Yes, with a caveat. The report covers your SSL/TLS inventory, certificate verification, weak cipher identification, deprecated TLS version usage, and revocation status. All things PCI DSS cares about under its strong cryptography requirements. You can export the data or share the report link with your QSA or auditor as supporting evidence. See our compliance page for a breakdown of how SSLBoard maps to specific frameworks.

That said, SSLBoard is not a certified auditing tool. It doesn't constitute formal compliance assessment or certification under PCI DSS, GDPR, HIPAA, NIS2, SOC 2, or any other framework. Getting certified is still your job.

What is the TLS score and how is it calculated?

Every report includes a weighted TLS score from 0 to 100, graded as Poor, Fair, Good, or Excellent. The score is built from seven categories, each weighted by how much it affects real-world security:

- Certificate health: 30% (expired or revoked certificates hit hardest)
- Confidentiality and agility: 20% (forward secrecy, DNSSEC)
- Weak cipher suites: 15%
- Deprecated protocols: 15% (SSLv3, TLS 1.0, TLS 1.1)
- Web hardening: 10% (HSTS, HTTP redirect)
- Reliability: 5%
- Future readiness: 5% (TLS 1.3, ECC, post-quantum)

If your score is low, fix certificates and forward secrecy first — they carry the most weight. Protocol and cipher issues are next.

Can I re-run a scan later to track improvement?

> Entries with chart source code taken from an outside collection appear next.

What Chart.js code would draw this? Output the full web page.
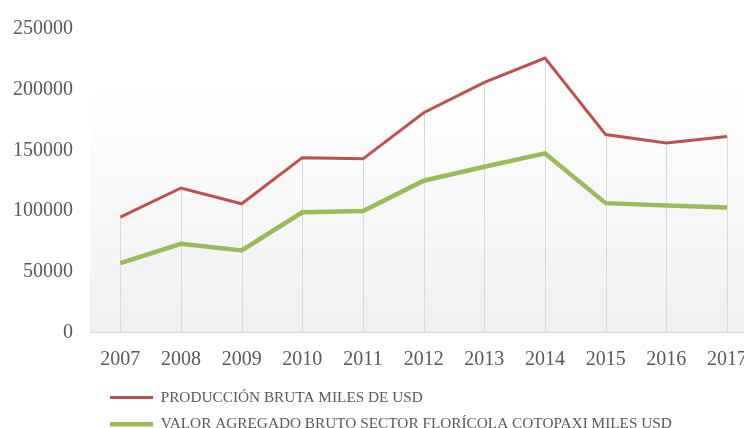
<!DOCTYPE html>
<html>
<head>
<meta charset="utf-8">
<script src="https://cdn.jsdelivr.net/npm/chart.js@4.4.1/dist/chart.umd.min.js"></script>
<style>
  html, body { margin: 0; padding: 0; background: #ffffff; overflow: hidden; }
  #wrap { position: relative; width: 762px; height: 442px; }
</style>
</head>
<body>
<div id="wrap"><canvas id="c"></canvas></div>
<script>
const years = ["2007","2008","2009","2010","2011","2012","2013","2014","2015","2016","2017"];
const produccionBruta = [95000, 119000, 106000, 144000, 143000, 181000, 206000, 226000, 163000, 156000, 161500];
const valorAgregado = [57000, 73000, 67500, 99000, 100000, 125000, 136500, 147500, 106500, 104500, 103000];
const seriesLabels = ["PRODUCCIÓN BRUTA MILES DE USD", "VALOR AGREGADO BRUTO SECTOR FLORÍCOLA COTOPAXI MILES USD"];
const yMax = 250000;
const yStep = 50000;

const bgPlugin = {
  id: 'plotBg',
  beforeDraw(chart) {
    const {ctx, chartArea} = chart;
    const top = chartArea.top + (chartArea.bottom - chartArea.top) * 0.17;
    const g = ctx.createLinearGradient(0, top, 0, chartArea.bottom);
    g.addColorStop(0, '#ffffff');
    g.addColorStop(1, '#f0f0f0');
    ctx.save();
    ctx.fillStyle = g;
    ctx.fillRect(chartArea.left, top, chartArea.right - chartArea.left, chartArea.bottom - top);
    ctx.restore();
  },
  beforeDatasetsDraw(chart) {
    const {ctx} = chart;
    const meta = chart.getDatasetMeta(0);
    const yScale = chart.scales.y;
    const base = yScale.getPixelForValue(0);
    ctx.save();
    ctx.strokeStyle = '#d9d9d9';
    ctx.lineWidth = 1;
    meta.data.forEach(pt => {
      const x = Math.round(pt.x) + 0.5;
      ctx.beginPath();
      ctx.moveTo(x, pt.y);
      ctx.lineTo(x, base);
      ctx.stroke();
    });
    ctx.restore();
  },
  afterLayout(chart) {
    const lg = chart.legend;
    if (lg) { lg.left += 8.5; lg.right += 8.5; }
  }
};

new Chart(document.getElementById('c'), {
  type: 'line',
  data: {
    labels: years,
    datasets: [
      {
        label: seriesLabels[0],
        data: produccionBruta,
        borderColor: '#c0504d',
        backgroundColor: '#c0504d',
        borderWidth: 3,
        pointRadius: 0,
        tension: 0,
        fill: false
      },
      {
        label: seriesLabels[1],
        data: valorAgregado,
        borderColor: '#9bbb59',
        backgroundColor: '#9bbb59',
        borderWidth: 4.5,
        pointRadius: 0,
        tension: 0,
        fill: false
      }
    ]
  },
  options: {
    responsive: true,
    maintainAspectRatio: false,
    animation: false,
    layout: { padding: { top: 16, left: 0, right: 0, bottom: 0 } },
    plugins: {
      tooltip: { enabled: false },
      legend: {
        position: 'bottom',
        align: 'start',
        fullSize: false,
        labels: {
          boxWidth: 43,
          boxHeight: 0,
          padding: 11.5,
          color: '#595959',
          font: { family: '"Liberation Serif", "Times New Roman", serif', size: 15.3 }
        }
      }
    },
    scales: {
      x: {
        offset: true,
        grid: { display: false, drawTicks: false },
        border: { display: true, color: '#d9d9d9', width: 1 },
        ticks: {
          color: '#595959',
          padding: 15,
          maxRotation: 0,
          font: { family: '"Liberation Serif", "Times New Roman", serif', size: 20 }
        },
        afterFit(s) { s.height = 46; }
      },
      y: {
        min: 0,
        max: yMax,
        grid: { display: false, drawTicks: false },
        border: { display: false },
        ticks: {
          stepSize: yStep,
          color: '#595959',
          padding: 17,
          callback: (v) => String(v),
          font: { family: '"Liberation Serif", "Times New Roman", serif', size: 20 }
        },
        afterFit(s) { s.width = 90; }
      }
    }
  },
  plugins: [bgPlugin]
});
</script>
</body>
</html>
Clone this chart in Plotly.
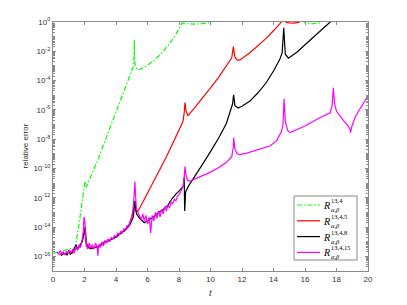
import plotly.graph_objects as go

# ---------------- data (log10 of relative error) ----------------
t_g = [0.0, 0.2, 0.4, 0.6, 0.8, 1.0, 1.2, 1.4, 1.6, 1.8, 1.95, 2.03, 2.1, 2.3, 2.67, 2.9, 3.2, 3.6, 4.0,
       4.45, 4.8, 5.08, 5.14, 5.16, 5.18, 5.25, 5.4, 5.6, 6.0, 6.5, 7.0, 7.43, 7.8, 8.2, 8.5, 9.0, 9.5,
       9.9, 10.2, 11.0, 12.0, 13.0, 14.0, 15.0, 15.8, 16.0, 16.5, 17.0, 17.3, 18.0, 19.0, 20.0]
e_g = [-15.8, -15.75, -15.7, -15.65, -15.6, -15.55, -15.5, -15.4, -14.2, -12.7, -11.3, -10.9, -11.3, -10.8, -9.93, -9.27,
       -8.4, -7.3, -6.1, -4.9, -3.9, -3.06, -2.5, -1.22, -2.6, -3.1, -3.27, -3.2, -2.95, -2.55, -2.0, -1.43, -0.85, -0.07,
       -0.12, -0.15, -0.12, -0.05, 0.3, 0.5, 0.6, 0.6, 0.5, 0.4, 0.2, -0.05, -0.12, -0.05, 0.3, 0.5, 0.6, 0.7]

t_r = [0.4, 0.6, 0.8, 1.0, 1.2, 1.4, 1.6, 1.8, 1.95, 2.02, 2.1, 2.2, 2.4, 2.6, 2.8, 3.0, 3.3, 3.6, 3.9, 4.2,
       4.5, 4.8, 5.0, 5.1, 5.18, 5.25, 5.4, 5.7, 6.0, 6.4, 6.8, 7.2, 7.6, 8.0, 8.25, 8.33, 8.38, 8.45, 8.57,
       9.0, 9.5, 10.0, 10.5, 11.0, 11.35, 11.45, 11.55, 11.7, 11.87, 12.5, 13.0, 13.5, 14.0, 14.5, 14.7,
       14.8, 15.0, 15.3, 15.6, 15.8, 17.0, 20.0]
e_r = [-15.9, -15.75, -15.85, -15.7, -15.8, -15.5, -15.4, -15.1, -14.6, -14.2, -15.0, -15.25, -15.5, -15.35, -15.4,
       -15.3, -15.0, -14.9, -14.7, -14.5, -14.25, -13.9, -13.3, -12.8, -12.3, -12.9, -12.9, -12.3, -11.7, -10.9,
       -10.05, -9.2, -8.3, -7.4, -6.8, -6.2, -5.5, -6.1, -6.4, -5.85, -5.2, -4.5, -3.8, -3.05, -2.45, -1.68, -2.4,
       -2.6, -2.59, -2.1, -1.65, -1.15, -0.6, 0.0, 0.5, -0.03, -0.06, -0.08, -0.03, 0.3, 0.7, 0.8]

t_k = [0.5, 0.7, 0.9, 1.0, 1.1, 1.3, 1.46, 1.55, 1.7, 1.85, 1.95, 2.05, 2.12, 2.25, 2.5, 2.8, 3.1, 3.4, 3.7,
       4.0, 4.3, 4.6, 4.9, 5.1, 5.2, 5.3, 5.5, 5.8, 6.1, 6.4, 6.7, 7.0, 7.3, 7.53, 7.8, 8.0, 8.27, 8.33, 8.36,
       8.42, 8.6, 9.0, 9.5, 10.0, 10.5, 11.0, 11.4, 11.47, 11.55, 11.75, 12.0, 12.5, 13.0, 13.5, 14.0, 14.4,
       14.55, 14.65, 14.75, 14.95, 15.5, 16.0, 16.5, 17.0, 17.6, 17.8, 20.0]
e_k = [-15.95, -15.8, -15.9, -15.6, -15.85, -15.6, -15.2, -15.5, -15.3, -15.0, -14.5, -14.0, -15.3, -15.4, -15.45,
       -15.35, -15.15, -15.0, -14.85, -14.7, -14.45, -14.2, -13.8, -13.3, -12.2, -13.1, -13.4, -13.7, -13.5, -13.3,
       -13.0, -12.8, -12.5, -12.1, -11.75, -11.55, -11.2, -10.6, -12.9, -11.6, -11.2, -10.5, -9.7, -8.85, -7.95,
       -6.95, -5.6, -4.97, -5.7, -5.87, -5.75, -5.4, -4.85, -4.2, -3.35, -2.55, -2.1, -0.4, -2.2, -2.47, -2.05,
       -1.55, -1.05, -0.55, 0.0, 0.3, 0.8]

t_m = [0.25, 0.35, 0.45, 0.55, 0.65, 0.75, 0.85, 0.95, 1.05, 1.15, 1.25, 1.35, 1.45, 1.55, 1.65, 1.75, 1.85,
       1.92, 1.97, 2.02, 2.07, 2.12, 2.2, 2.3, 2.4, 2.5, 2.6, 2.7, 2.8, 2.85, 2.9, 3.0, 3.1, 3.2, 3.3, 3.4, 3.5,
       3.6, 3.7, 3.8, 3.9, 4.0, 4.1, 4.2, 4.3, 4.4, 4.5, 4.6, 4.7, 4.8, 4.9, 5.0, 5.1, 5.15, 5.2, 5.25, 5.3,
       5.4, 5.5, 5.6, 5.7, 5.8, 5.9, 6.0, 6.1, 6.2, 6.3, 6.4, 6.5, 6.6, 6.7, 6.8, 6.9, 7.0, 7.1, 7.2, 7.3, 7.4,
       7.5, 7.6, 7.7, 7.8, 7.9, 8.0, 8.1, 8.2, 8.27, 8.33, 8.38, 8.45, 8.55, 8.7, 9.5, 10.0, 10.5, 11.0, 11.35,
       11.45, 11.47, 11.55, 11.7, 11.87, 12.3, 12.8, 13.3, 13.8, 14.2, 14.5, 14.6, 14.67, 14.75, 14.9, 15.05,
       15.5, 16.0, 16.5, 17.0, 17.6, 17.72, 17.8, 17.88, 18.0, 18.2, 18.5, 18.75, 18.85, 18.9, 18.95, 19.2, 19.6,
       20.0]
e_m = [-15.7, -15.85, -15.6, -15.8, -15.7, -15.9, -15.65, -15.8, -15.6, -15.75, -15.5, -15.8, -15.3, -15.6, -15.2,
       -15.4, -14.9, -14.3, -13.3, -13.6, -14.6, -15.2, -15.5, -15.1, -15.4, -15.2, -15.5, -15.1, -15.3, -15.95,
       -15.2, -15.4, -15.0, -15.3, -14.9, -15.1, -14.8, -15.0, -14.7, -14.85, -14.6, -14.7, -14.4, -14.55, -14.3,
       -14.4, -14.1, -14.25, -13.9, -14.0, -13.6, -13.4, -12.6, -11.8, -10.9, -12.0, -12.8, -13.0, -13.2, -13.5,
       -13.1, -13.6, -13.2, -13.8, -13.3, -14.4, -13.2, -13.6, -13.0, -13.4, -12.9, -13.3, -12.8, -13.1, -12.6,
       -12.9, -12.5, -12.7, -12.3, -12.4, -12.1, -12.2, -11.9, -11.8, -11.6, -11.4, -11.2, -10.6, -9.86, -10.5,
       -10.8, -10.86, -10.5, -10.25, -9.95, -9.6, -9.2, -8.5, -7.9, -8.7, -9.0, -9.05, -8.95, -8.8, -8.65, -8.45,
       -8.1, -7.5, -7.0, -5.25, -6.8, -7.4, -7.55, -7.35, -7.1, -6.8, -6.5, -6.2, -5.7, -4.5, -5.6, -6.1, -6.4,
       -6.8, -7.1, -7.3, -7.55, -7.2, -6.45, -5.7, -5.03]

legend_sup = ["13,4", "13,4,5", "13,4,8", "13,4,15"]
legend_sub = "α,β"

y_tick_exp = [0, -2, -4, -6, -8, -10, -12, -14, -16]
x_ticks = [0, 2, 4, 6, 8, 10, 12, 14, 16, 18, 20]

# ---------------- geometry helpers (layout only) ----------------
W, H = 407, 305
ML, MR, MT, MB = 53, 39, 22, 34
PW, PH = W - ML - MR, H - MT - MB


def px(xp):
    return (xp - ML) / PW


def py(yp):
    return 1 - (yp - MT) / PH


# ---------------- figure ----------------
fig = go.Figure()
series = [(t_g, e_g, "#00ff00", "5px,2px,1.5px,2px"),
          (t_r, e_r, "#ff0000", "solid"),
          (t_k, e_k, "#000000", "solid"),
          (t_m, e_m, "#ff00ff", "solid")]
for (tt, ee, col, dash), sup in zip(series, legend_sup):
    fig.add_trace(go.Scatter(x=tt, y=[10 ** v for v in ee], mode="lines",
                             name="R<sup>%s</sup><sub>%s</sub>" % (sup, legend_sub),
                             showlegend=False,
                             line=dict(color=col, width=1.2, dash=dash)))

axcol = "#8a8a8a"
tickfont = dict(family="Liberation Sans, Arial, sans-serif", size=8, color="#333333")

shapes = [dict(type="rect", xref="paper", yref="paper", x0=px(294), x1=px(357), y0=py(260), y1=py(196),
               line=dict(color=axcol, width=1), fillcolor="white", layer="above")]
annotations = [
    dict(text="relative error", x=px(25), y=0.5, xref="paper", yref="paper",
         xanchor="center", yanchor="middle",
         textangle=-90, showarrow=False,
         font=dict(family="Liberation Sans, Arial, sans-serif", size=8, color="#333333")),
    dict(text="<i>t</i>", x=0.5, y=py(292), xref="paper", yref="paper", showarrow=False,
         xanchor="center", yanchor="middle",
         font=dict(family="Liberation Serif, Times New Roman, serif", size=10, color="#333333")),
]
serif = "Liberation Serif, Times New Roman, serif"
for i, ((tt, ee, col, dash), sup) in enumerate(zip(series, legend_sup)):
    yc = 205 + 15.8 * i
    shapes.append(dict(type="line", xref="paper", yref="paper", x0=px(297), x1=px(320), y0=py(yc), y1=py(yc),
                       line=dict(color=col, width=1.2, dash=dash), layer="above"))
    annotations.append(dict(text="<i>R</i>", x=px(321), y=py(yc + 0.5), xref="paper", yref="paper",
                            xanchor="left", yanchor="middle", showarrow=False,
                            font=dict(family=serif, size=10, color="#000")))
    annotations.append(dict(text=sup, x=px(328.5), y=py(yc - 4.5), xref="paper", yref="paper",
                            xanchor="left", yanchor="middle", showarrow=False,
                            font=dict(family=serif, size=6.5, color="#000")))
    annotations.append(dict(text="<i>%s</i>" % legend_sub, x=px(328.5), y=py(yc + 4.5), xref="paper",
                            yref="paper", xanchor="left", yanchor="middle", showarrow=False,
                            font=dict(family=serif, size=6.5, color="#000")))

fig.update_layout(
    width=W, height=H,
    margin=dict(l=ML, r=MR, t=MT, b=MB),
    paper_bgcolor="white", plot_bgcolor="white",
    showlegend=False,
    xaxis=dict(range=[0, 20], tickvals=x_ticks, ticktext=[str(v) for v in x_ticks], automargin=False,
               ticks="inside", ticklen=3, tickcolor=axcol, showline=True, linecolor=axcol,
               linewidth=1, mirror="allticks", showgrid=False, zeroline=False, tickfont=tickfont),
    yaxis=dict(type="log", range=[-17, 0], automargin=False,
               tickvals=[10 ** e for e in y_tick_exp],
               ticktext=["10<sup>%d</sup>" % e for e in y_tick_exp],
               ticks="inside", ticklen=3, tickcolor=axcol, showline=True, linecolor=axcol,
               linewidth=1, mirror="allticks", showgrid=False, zeroline=False, tickfont=tickfont,
               minor=dict(ticks="inside", ticklen=2, tickcolor=axcol, dtick="D1", showgrid=False)),
    shapes=shapes,
    annotations=annotations,
)
fig.write_html("out.html", config={"displayModeBar": False},
               post_script="document.body.style.margin='0';document.body.style.padding='0';")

Yes. Once you've fixed something, run a fresh scan to confirm it. Re-scans are paid per use (see pricing), no subscription. Each one produces a new, independent report so you can see exactly what changed.

What data does SSLBoard collect about me or my servers?

SSLBoard only uses publicly available data: Certificate Transparency logs and standard TCP/TLS connections to your public endpoints. We don't collect anything sensitive, install anything on your infrastructure, or build a profile of you or your organization.

Scan results are stored indefinitely so your report link keeps working. The URL isn't indexed or published anywhere — only people you share the link with can access it.

Can I share the report with my team or a client?

Yes. The report link works for anyone who has it — no login, no account required. It doesn't expire. The URL isn't indexed or listed anywhere, so it's only accessible to people you send it to.

You can also export the full report in Markdown, CSV, or JSON if you need to drop it into a ticket, a spreadsheet, or your own tooling.

How is SSLBoard different from free SSL checkers?

Free SSL checkers like SSL Labs test a single hostname. SSLBoard discovers every endpoint across your domain by pulling from Certificate Transparency logs — every IP, every port — and scores them across ten TLS health categories with CVE references, cipher-level detail, and export. The scope is closer to what a penetration tester would cover than a quick certificate lookup.

What does post-quantum readiness mean?

Post-quantum readiness is whether your endpoints support hybrid key exchanges — like X25519+MLKEM768 — that a quantum computer couldn't break. This isn't purely a future concern: NIST finalized the ML-KEM standard in 2024, Chrome and Firefox already negotiate it, and enterprise procurement requirements are starting to ask about it. SSLBoard checks every endpoint and tells you which ones are already negotiating post-quantum key exchange and which aren't, so you have a concrete list to work from.